# Set exercise
Quote exactly, and only, the lines from the one with "Give me the Plotly source for this chart." down to the one with "800, 900, 1000]", both included.

# Dataset records
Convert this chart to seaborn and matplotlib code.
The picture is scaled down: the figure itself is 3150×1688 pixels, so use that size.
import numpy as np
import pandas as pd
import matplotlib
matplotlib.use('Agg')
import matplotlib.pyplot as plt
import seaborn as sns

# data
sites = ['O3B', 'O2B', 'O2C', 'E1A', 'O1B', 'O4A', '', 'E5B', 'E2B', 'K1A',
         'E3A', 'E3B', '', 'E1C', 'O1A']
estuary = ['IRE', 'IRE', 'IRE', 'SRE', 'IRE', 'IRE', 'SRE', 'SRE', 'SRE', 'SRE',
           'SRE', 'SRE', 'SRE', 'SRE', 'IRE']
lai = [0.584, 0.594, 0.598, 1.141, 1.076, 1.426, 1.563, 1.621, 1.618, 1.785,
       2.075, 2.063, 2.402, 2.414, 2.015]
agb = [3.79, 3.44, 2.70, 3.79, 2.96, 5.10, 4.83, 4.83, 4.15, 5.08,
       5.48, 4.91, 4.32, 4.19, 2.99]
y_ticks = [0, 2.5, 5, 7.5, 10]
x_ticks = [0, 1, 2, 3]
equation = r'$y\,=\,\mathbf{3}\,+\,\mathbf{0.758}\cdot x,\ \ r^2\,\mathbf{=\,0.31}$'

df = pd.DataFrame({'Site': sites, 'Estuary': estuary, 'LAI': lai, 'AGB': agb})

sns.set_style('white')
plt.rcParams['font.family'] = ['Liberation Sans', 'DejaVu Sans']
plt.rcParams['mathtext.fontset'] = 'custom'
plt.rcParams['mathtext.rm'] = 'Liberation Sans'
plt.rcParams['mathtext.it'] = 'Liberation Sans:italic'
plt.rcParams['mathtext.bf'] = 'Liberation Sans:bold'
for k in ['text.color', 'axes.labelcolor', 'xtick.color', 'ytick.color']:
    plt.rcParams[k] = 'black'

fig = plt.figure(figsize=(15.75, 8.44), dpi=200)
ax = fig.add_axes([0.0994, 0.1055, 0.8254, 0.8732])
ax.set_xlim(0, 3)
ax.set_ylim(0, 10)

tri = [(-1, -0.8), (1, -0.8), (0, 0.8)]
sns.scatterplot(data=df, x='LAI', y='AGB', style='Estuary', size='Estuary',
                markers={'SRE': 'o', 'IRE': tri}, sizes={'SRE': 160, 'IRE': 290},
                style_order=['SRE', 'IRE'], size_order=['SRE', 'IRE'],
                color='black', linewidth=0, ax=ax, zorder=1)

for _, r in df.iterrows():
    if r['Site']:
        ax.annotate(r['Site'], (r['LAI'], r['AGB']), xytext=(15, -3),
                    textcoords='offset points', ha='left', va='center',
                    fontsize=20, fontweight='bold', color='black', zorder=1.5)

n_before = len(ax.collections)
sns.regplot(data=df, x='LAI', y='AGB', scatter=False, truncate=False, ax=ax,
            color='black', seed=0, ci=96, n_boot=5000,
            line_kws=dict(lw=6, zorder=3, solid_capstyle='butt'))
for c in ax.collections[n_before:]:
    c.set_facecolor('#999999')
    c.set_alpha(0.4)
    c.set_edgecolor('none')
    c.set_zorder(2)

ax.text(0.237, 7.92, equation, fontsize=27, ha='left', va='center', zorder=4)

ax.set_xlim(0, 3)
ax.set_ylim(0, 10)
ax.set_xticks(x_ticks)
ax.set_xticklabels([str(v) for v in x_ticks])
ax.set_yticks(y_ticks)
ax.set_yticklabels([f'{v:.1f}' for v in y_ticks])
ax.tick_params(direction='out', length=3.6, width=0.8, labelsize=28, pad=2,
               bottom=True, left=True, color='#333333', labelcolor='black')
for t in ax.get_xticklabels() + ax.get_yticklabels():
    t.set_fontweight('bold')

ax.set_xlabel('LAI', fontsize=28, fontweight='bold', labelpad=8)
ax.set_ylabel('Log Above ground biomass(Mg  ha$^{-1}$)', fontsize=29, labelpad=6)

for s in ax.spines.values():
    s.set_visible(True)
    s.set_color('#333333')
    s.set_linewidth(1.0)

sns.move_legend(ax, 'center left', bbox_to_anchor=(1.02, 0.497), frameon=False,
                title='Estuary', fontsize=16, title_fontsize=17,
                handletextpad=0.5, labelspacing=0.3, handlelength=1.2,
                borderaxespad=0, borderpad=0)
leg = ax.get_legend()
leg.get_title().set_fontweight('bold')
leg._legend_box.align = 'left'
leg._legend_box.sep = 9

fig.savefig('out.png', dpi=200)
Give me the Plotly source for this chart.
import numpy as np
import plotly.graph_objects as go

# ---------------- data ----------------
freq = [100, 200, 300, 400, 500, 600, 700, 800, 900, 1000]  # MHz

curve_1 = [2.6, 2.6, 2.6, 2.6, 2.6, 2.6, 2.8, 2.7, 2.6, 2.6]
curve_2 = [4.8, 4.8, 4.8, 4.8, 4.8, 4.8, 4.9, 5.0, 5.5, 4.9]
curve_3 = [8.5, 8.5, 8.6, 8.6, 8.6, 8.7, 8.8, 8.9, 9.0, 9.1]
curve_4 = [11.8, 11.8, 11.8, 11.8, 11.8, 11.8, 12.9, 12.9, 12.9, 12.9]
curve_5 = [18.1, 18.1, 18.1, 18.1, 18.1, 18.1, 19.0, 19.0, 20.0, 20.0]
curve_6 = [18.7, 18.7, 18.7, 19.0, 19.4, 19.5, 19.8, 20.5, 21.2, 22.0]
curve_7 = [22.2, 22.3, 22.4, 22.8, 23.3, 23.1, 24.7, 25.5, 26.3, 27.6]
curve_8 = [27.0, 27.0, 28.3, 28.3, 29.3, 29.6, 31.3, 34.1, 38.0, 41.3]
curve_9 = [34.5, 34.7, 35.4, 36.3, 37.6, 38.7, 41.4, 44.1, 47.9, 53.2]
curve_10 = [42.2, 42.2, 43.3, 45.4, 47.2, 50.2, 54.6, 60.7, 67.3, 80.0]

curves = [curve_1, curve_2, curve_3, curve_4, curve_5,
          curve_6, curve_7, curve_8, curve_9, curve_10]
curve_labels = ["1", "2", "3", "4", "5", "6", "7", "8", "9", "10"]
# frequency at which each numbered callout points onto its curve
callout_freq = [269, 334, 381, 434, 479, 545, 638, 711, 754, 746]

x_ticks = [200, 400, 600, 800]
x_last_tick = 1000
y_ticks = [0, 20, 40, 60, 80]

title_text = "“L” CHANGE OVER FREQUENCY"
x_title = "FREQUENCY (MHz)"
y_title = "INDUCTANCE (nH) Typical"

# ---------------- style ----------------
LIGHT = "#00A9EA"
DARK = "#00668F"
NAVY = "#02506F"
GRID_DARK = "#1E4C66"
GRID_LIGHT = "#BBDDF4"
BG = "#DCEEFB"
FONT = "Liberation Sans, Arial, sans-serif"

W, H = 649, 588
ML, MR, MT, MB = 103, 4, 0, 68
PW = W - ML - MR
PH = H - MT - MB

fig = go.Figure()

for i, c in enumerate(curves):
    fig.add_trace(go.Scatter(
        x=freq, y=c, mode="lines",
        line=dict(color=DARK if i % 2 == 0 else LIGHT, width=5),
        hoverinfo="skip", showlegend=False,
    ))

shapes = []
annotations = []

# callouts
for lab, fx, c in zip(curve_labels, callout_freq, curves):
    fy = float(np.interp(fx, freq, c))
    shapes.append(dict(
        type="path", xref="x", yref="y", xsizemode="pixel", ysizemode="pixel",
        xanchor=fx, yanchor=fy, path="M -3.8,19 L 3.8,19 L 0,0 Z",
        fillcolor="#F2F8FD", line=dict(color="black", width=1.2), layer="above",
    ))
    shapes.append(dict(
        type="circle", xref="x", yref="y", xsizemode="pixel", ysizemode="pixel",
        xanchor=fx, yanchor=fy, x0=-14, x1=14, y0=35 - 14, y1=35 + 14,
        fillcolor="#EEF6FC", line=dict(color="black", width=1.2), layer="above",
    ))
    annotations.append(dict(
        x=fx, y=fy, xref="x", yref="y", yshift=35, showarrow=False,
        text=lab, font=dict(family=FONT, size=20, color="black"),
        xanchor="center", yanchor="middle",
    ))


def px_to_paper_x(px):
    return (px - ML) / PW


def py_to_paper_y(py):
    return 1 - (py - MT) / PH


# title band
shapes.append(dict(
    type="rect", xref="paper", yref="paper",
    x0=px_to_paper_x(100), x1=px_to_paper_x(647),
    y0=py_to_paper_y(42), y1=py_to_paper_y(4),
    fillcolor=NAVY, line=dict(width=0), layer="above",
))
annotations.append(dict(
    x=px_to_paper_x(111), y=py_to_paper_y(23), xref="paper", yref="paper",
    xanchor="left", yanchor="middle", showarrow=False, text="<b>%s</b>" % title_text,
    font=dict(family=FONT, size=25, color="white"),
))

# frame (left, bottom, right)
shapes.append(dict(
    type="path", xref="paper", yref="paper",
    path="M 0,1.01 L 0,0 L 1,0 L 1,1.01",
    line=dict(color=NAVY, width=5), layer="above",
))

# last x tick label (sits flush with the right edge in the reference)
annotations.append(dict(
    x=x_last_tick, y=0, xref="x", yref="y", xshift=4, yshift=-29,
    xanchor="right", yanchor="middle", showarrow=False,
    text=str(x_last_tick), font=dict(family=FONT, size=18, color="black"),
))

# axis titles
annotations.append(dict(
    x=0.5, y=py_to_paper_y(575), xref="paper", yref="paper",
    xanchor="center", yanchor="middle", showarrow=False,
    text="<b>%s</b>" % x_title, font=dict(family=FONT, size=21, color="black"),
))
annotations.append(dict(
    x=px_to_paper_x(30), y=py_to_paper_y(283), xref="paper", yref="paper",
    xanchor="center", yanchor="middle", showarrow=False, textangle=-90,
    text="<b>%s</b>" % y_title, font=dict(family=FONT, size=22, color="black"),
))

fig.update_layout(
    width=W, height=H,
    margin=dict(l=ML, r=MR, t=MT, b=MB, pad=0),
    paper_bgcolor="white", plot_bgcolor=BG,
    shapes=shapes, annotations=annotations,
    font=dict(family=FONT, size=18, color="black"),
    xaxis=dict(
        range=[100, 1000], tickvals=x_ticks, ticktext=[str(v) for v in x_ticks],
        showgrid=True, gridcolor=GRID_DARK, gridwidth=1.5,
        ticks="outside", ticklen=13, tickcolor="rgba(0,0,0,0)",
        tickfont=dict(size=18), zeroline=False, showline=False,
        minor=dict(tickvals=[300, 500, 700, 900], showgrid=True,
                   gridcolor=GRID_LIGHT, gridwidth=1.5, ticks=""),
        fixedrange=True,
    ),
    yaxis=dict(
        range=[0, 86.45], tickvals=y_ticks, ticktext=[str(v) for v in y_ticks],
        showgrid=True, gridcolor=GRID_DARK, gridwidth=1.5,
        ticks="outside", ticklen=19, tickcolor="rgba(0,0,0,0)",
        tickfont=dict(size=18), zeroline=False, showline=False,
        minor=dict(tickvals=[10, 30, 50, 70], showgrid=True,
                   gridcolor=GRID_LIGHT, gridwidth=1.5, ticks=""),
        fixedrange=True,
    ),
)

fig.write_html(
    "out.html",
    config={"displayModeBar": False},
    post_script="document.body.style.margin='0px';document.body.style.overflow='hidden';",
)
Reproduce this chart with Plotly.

# Finished answer
Give me the Plotly source for this chart.
import numpy as np
import plotly.graph_objects as go

# ---------------- data ----------------
freq = [100, 200, 300, 400, 500, 600, 700, 800, 900, 1000]  # MHz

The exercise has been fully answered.